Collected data

>> Start

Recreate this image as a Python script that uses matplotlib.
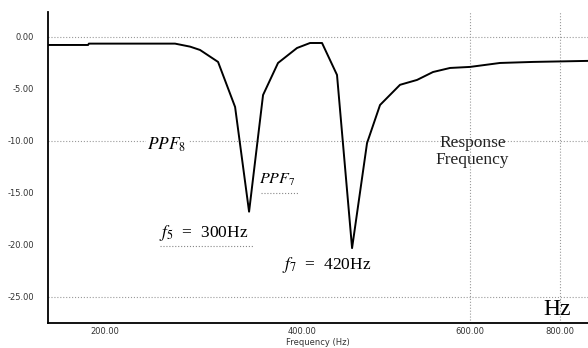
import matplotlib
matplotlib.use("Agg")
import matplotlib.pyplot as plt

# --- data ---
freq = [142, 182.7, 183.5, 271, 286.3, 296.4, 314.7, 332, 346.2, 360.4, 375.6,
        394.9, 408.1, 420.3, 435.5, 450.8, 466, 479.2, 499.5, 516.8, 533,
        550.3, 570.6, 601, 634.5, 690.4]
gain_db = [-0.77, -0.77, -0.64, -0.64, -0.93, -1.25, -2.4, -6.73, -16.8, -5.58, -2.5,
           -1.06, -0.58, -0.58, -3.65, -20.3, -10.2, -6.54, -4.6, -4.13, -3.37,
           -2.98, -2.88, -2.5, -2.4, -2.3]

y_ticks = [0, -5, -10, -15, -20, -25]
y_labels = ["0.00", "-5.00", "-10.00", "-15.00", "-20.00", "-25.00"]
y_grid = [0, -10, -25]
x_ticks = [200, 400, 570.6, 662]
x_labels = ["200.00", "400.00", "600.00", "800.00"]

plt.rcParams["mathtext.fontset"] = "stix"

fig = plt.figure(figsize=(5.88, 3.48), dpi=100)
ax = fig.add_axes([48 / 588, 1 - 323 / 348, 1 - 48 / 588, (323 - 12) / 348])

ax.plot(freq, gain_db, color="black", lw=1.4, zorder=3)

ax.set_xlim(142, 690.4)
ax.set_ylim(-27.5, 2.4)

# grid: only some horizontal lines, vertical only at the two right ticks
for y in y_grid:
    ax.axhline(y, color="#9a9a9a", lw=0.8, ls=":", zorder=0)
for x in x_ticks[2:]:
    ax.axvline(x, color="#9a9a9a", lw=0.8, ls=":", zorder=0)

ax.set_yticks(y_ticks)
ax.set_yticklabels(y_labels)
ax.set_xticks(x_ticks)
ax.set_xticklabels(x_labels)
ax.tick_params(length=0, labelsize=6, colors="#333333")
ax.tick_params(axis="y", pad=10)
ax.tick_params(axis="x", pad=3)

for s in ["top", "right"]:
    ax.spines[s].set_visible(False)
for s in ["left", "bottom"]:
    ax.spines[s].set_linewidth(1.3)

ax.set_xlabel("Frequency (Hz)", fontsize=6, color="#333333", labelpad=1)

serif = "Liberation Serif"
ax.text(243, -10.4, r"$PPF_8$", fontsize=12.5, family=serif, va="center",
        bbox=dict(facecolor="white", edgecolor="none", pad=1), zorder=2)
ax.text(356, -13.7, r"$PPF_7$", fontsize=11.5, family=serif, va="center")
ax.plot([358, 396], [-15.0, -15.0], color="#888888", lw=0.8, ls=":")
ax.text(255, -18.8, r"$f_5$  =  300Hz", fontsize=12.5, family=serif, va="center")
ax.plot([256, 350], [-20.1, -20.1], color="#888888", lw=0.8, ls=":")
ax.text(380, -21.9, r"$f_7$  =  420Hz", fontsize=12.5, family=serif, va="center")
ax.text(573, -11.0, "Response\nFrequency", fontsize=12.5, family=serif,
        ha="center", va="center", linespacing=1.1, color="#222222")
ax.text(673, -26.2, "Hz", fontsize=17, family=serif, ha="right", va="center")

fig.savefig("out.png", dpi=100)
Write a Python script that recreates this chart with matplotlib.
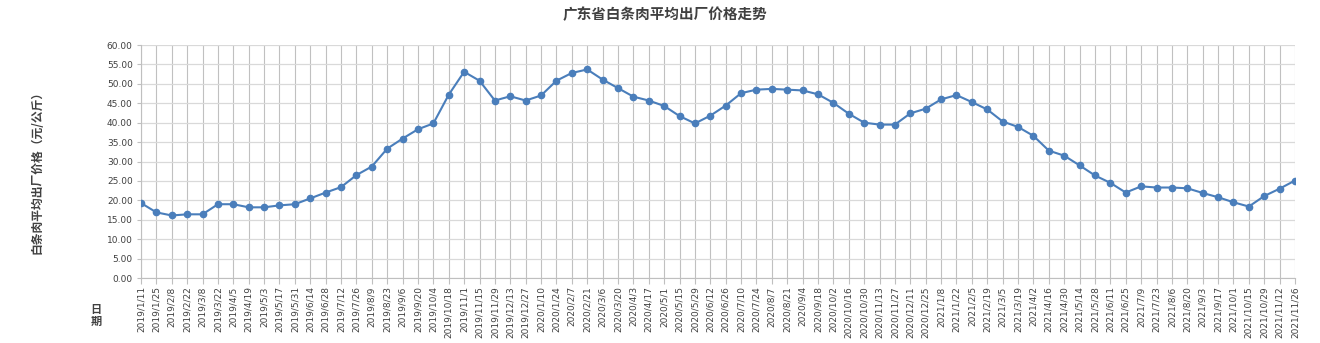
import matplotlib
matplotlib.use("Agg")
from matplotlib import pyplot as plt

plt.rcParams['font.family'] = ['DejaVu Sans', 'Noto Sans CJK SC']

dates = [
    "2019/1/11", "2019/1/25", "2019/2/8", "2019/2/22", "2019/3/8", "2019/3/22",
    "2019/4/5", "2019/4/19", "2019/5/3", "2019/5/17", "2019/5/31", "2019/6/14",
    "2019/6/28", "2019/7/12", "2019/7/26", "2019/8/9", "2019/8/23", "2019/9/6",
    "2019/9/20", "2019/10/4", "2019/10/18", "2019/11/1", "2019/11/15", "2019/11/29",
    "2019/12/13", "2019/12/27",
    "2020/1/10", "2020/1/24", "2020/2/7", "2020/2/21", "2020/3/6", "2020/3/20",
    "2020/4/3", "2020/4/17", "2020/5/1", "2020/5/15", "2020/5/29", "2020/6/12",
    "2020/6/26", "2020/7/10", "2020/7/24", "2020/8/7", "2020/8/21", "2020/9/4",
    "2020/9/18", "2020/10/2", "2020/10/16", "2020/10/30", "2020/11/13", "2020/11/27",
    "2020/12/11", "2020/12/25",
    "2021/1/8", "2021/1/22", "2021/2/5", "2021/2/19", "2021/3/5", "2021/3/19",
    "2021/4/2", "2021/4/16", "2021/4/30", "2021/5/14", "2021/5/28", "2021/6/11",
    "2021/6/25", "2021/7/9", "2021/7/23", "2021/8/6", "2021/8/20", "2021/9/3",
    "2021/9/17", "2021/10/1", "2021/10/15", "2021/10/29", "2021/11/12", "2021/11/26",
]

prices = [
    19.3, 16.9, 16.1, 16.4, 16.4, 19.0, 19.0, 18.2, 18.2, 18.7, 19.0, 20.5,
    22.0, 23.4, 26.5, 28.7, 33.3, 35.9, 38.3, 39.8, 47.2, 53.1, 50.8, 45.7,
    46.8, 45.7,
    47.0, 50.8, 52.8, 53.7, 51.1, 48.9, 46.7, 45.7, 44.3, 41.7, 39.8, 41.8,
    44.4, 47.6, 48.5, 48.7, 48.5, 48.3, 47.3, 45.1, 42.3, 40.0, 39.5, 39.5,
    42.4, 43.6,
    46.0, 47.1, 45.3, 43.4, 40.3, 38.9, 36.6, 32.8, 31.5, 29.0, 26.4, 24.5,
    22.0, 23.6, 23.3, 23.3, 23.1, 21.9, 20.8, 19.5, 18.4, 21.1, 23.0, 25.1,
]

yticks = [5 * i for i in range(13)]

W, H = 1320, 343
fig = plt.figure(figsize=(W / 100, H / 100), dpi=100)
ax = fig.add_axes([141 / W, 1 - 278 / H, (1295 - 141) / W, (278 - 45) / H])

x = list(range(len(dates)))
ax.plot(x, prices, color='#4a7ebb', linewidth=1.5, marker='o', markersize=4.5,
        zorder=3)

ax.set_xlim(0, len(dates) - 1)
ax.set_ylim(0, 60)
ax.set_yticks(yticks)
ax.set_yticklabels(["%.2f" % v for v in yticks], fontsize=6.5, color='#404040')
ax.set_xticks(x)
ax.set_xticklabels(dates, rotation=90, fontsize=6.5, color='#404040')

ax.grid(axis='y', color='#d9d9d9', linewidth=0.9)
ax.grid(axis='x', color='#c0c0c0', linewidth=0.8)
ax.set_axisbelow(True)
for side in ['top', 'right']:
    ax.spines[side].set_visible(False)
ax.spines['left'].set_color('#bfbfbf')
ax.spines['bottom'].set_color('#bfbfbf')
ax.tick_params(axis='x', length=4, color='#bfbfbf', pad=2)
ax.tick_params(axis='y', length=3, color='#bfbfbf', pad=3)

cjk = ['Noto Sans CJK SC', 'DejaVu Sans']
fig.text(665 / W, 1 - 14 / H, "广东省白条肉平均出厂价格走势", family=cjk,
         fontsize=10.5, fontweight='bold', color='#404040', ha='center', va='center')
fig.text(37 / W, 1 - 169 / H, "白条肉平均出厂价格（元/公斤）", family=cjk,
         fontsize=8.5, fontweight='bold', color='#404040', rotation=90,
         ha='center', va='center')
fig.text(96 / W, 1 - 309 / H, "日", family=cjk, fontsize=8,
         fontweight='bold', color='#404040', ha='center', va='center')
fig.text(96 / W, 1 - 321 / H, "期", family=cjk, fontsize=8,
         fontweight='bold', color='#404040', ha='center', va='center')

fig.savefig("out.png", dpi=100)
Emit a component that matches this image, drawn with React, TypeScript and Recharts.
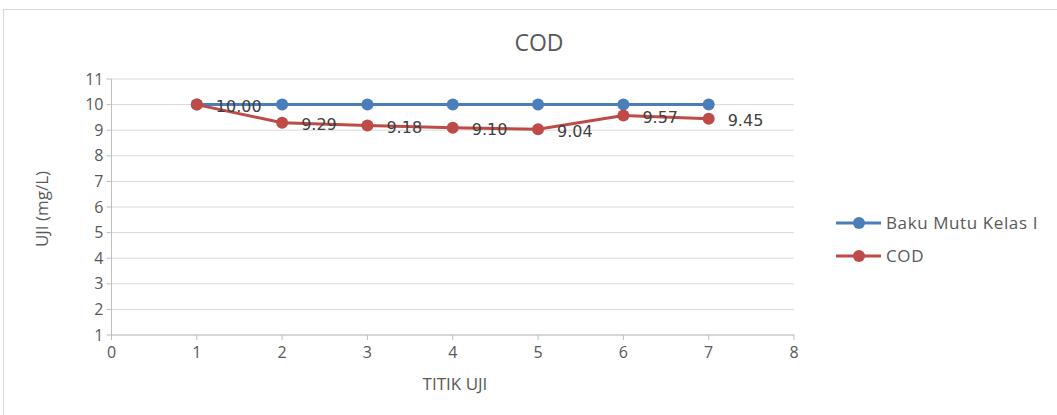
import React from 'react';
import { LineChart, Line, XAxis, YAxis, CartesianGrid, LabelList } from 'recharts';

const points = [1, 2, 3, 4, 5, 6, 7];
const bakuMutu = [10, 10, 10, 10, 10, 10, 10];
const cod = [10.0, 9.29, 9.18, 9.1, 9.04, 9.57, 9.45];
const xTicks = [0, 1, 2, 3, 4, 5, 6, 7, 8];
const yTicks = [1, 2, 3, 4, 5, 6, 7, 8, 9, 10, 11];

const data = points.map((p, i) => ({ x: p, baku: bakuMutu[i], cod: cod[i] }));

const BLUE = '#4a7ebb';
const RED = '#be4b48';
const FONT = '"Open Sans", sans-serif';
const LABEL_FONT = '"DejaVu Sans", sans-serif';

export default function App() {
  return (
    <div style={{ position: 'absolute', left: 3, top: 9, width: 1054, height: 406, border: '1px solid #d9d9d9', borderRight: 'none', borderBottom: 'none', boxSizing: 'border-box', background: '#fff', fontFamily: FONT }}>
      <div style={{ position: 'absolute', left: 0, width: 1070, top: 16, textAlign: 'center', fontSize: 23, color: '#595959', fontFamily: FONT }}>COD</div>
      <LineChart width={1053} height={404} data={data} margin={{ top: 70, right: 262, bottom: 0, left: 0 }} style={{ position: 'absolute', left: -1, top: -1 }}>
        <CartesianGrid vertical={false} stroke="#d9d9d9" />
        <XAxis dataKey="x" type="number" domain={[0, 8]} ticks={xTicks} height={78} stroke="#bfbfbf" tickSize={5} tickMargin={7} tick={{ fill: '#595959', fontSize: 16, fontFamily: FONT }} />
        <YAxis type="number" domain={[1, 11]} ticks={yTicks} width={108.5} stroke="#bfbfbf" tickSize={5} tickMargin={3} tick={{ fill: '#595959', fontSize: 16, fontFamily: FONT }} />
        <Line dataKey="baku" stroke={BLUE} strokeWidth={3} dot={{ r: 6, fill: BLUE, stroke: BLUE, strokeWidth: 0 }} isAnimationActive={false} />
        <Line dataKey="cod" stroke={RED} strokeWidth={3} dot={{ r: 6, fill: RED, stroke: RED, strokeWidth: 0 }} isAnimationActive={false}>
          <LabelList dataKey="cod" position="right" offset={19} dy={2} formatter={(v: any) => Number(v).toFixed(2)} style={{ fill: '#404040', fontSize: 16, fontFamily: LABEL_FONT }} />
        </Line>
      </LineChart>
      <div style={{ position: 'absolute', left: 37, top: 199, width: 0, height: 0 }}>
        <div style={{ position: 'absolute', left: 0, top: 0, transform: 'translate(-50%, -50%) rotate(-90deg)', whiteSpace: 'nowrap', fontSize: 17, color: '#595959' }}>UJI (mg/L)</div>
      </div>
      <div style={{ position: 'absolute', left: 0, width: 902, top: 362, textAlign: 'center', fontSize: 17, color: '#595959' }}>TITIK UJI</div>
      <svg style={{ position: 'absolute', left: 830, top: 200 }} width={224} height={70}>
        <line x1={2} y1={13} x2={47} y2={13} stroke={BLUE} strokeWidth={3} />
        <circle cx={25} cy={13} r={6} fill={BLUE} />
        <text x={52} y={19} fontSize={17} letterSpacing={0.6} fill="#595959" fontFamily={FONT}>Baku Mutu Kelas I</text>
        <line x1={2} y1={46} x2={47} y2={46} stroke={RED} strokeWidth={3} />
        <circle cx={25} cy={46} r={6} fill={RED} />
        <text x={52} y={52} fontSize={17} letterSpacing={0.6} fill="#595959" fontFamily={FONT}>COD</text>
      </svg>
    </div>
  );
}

>> End

— What is asked —
Using the entries above, write out exactly the lines from the one with "Write a Python" through the one with "plt.rcParams['font.family'] = ['DejaVu", ends included. Leave out any pictures.

— Task output —
Write a Python script that recreates this chart with matplotlib.
import matplotlib
matplotlib.use("Agg")
from matplotlib import pyplot as plt

plt.rcParams['font.family'] = ['DejaVu Sans', 'Noto Sans CJK SC']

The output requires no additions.